At Modus, we have found that we can use these workshops at critical moments of engagement to get alignment, collaboration and information as we need it. This can include goal setting, mapping out the user journey after a round of user research, and even doing scrum ceremonies in a more interactive and engaging way.
Plan in Advance
To be more intentional, take the time to think about strategy. Take a break from the home office. Go for a walk and think about how to best collaborate, what we need to move the needle on a goal, and what we need to do for our business in the coming days, weeks, months and years.
Be Aware of Shift from Inclusive to Personal
There is a tendency when working at home to do things ourselves. To work in our own silos, only including people when we need their help or coordinating to advance our issues. This can be very different from what happens in an office where the default is inclusion and team coordination.
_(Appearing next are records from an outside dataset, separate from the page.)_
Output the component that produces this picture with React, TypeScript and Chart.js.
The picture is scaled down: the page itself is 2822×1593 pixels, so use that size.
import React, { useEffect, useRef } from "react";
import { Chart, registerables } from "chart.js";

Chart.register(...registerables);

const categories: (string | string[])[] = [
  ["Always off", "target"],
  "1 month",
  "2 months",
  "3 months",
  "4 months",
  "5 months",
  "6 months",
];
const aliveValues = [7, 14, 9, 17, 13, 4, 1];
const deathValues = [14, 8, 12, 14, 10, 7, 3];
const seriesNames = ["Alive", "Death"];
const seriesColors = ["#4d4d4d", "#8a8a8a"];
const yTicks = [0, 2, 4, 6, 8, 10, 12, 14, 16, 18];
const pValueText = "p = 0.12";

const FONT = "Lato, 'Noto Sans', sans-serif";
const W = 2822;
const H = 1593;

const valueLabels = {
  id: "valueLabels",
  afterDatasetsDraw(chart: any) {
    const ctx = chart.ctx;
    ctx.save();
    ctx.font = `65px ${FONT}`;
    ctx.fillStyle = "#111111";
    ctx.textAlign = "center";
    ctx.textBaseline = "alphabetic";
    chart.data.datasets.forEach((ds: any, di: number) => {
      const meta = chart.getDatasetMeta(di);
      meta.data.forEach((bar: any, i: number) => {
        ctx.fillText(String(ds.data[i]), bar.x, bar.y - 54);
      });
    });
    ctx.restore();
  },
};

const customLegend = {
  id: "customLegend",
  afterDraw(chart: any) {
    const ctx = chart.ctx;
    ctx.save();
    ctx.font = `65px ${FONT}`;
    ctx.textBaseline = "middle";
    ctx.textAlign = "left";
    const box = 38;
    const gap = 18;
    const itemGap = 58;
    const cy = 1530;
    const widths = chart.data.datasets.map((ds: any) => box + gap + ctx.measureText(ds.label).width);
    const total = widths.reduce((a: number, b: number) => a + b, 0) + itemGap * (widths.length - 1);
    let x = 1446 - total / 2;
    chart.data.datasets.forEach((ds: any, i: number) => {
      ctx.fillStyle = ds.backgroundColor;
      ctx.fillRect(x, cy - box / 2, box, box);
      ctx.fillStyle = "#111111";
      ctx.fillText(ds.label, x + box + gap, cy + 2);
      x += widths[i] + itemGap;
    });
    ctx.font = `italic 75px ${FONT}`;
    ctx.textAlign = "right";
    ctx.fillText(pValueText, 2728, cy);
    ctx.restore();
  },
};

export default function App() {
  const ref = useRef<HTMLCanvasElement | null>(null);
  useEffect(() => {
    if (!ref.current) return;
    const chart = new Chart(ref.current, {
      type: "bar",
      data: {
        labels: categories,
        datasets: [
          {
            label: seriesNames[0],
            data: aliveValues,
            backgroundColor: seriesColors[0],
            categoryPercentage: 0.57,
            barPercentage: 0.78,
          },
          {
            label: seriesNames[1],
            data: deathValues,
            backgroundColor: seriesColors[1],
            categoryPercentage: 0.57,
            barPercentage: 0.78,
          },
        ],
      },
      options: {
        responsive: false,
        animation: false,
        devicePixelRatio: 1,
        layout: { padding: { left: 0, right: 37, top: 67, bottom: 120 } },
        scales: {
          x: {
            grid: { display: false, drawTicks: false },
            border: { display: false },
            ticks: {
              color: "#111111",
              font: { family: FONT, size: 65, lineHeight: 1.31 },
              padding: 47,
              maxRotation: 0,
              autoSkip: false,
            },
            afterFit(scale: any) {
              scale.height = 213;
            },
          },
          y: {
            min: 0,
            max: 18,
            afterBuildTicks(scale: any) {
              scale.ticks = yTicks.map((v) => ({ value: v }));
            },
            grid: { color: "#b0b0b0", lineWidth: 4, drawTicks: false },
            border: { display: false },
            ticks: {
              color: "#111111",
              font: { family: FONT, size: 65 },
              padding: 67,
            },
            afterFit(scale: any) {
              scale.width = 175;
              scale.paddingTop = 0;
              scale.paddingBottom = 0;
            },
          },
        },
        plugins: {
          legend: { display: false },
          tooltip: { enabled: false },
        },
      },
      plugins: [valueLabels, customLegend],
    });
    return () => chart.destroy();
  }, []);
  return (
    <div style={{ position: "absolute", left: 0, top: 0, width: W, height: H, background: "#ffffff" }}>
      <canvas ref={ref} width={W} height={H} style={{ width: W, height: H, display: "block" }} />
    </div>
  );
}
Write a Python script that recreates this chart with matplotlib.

Be aware of this and look for key moments to bring others in. It’s not all on you.
Focus on Outcomes
When you think about having a meeting, take a minute beforehand to clarify what you really need. It is easy in an office environment to realize you need inputs and buy-in, but not be fully clear what you really need. For a successful remote workshop, this needs to be clear: we need a goal, a vision, an idea, a plan, consensus. Whatever it is, think about it and structure the workshop to that end.
Include the Right People
This is key – having too many people with mis-aligned perspectives can make an online workshop difficult if not impossible. Not having all the right people to align on a plan or objective means you will just have to do it all over again when they are present. Have you ever had a meeting to make a decision without a key decision maker? Guess what, you will need to meet again later with them. Or have you ever been to a meeting with too many people and nothing gets accomplished? It’s critical to ask who absolutely needs to be there? If you want to be more inclusive, think about doing some pre-work with secondary stakeholders to get their input before going into the workshop.
How To Do It Right
Once you have decided on an outcome and attendees, the next step is getting the right tool and setting up the right workshop to carry it out.
The Tool(s)
There are only a couple of key tools you need: stable internet, good video conferencing, and a whiteboard app. I won’t go over the pros/cons of all these tools. Just this: your video conferencing tool should be unobtrusive (the kind that runs in a browser window is not ideal for this as everyone will be collaborating real-time in the whiteboard software). Your whiteboard tool should accommodate as many people as you will have in the session, and be easy to configure for the workshop you are running. At Modus, we prefer Miro, though Mural and Invision Freehand are other decent choices for mid-level to enterprise companies.
Workshops
There are a myriad of workshops created for solving all kinds of business problems. Books like The Invincible Company can offer strategic workshops. Sites like Session Lab have catalogs of workshops for design thinking, for project planning, for goal alignment, and more. There are tons of templates available in Miro’s Miroverse catalog, not to mention the templates included in Miro’s software. Business Model Canvas, structured brainstorms, SWOT exercises, the possibilities are endless.
Some key tips to remember:
- Focus on your key outcome(s) and design your workshop around that/those. If you need to do a couple different workshops within a single session, set them all up on a single board.
- Prepare your whiteboard beforehand and take the time to really think through how it can be facilitated to maximize your outcomes.
- Two hours is about as long as anyone can sit in an online meeting without becoming distracted and getting “zoom fatigue”. Even then you should take regular breaks. At Modus, we typically don’t do more than one 2-hour session in the morning and another in the afternoon.
- Try teaming people up. Some people are better at that. Use chat tools or breakout rooms (if your video conferencing software supports it – Zoom does) for each “team” or pair.
- Find ways for people to share their work. So, 10 minutes for brainstorming, then 20 minutes to go around the room for explanations. This ensures everyone gets to talk.
- Look for ways to break up a single workshop into multiple steps. Consider doing 10 minutes on each box in a business model canvas, for example.
- Time boxing helps keep people focused. The facilitator should be clear with time allotted and time remaining.
- Use voting for group alignment. If you don’t have voting tools in your online whiteboard, have everyone put a dot on the item(s) they like. This can help weigh ideas and concepts.
- Have fun! Part of the value of workshops and collaboration is to have fun and keep an atmosphere where people feel willing to speak. And if people are having fun they will talk more, be more engaged, and ultimately want to do this again.
Conclusion
The bottom line is that with the “new normal” and people working at home more, we all need the ability to collaborate, strategize, and get aligned on our business initiatives. There is no better way to do this than through remote workshops. In some ways, remote workshops can help us be even more focused and on point with our meetings, as long as we take the time to prepare and focus on what we want to get out of each one.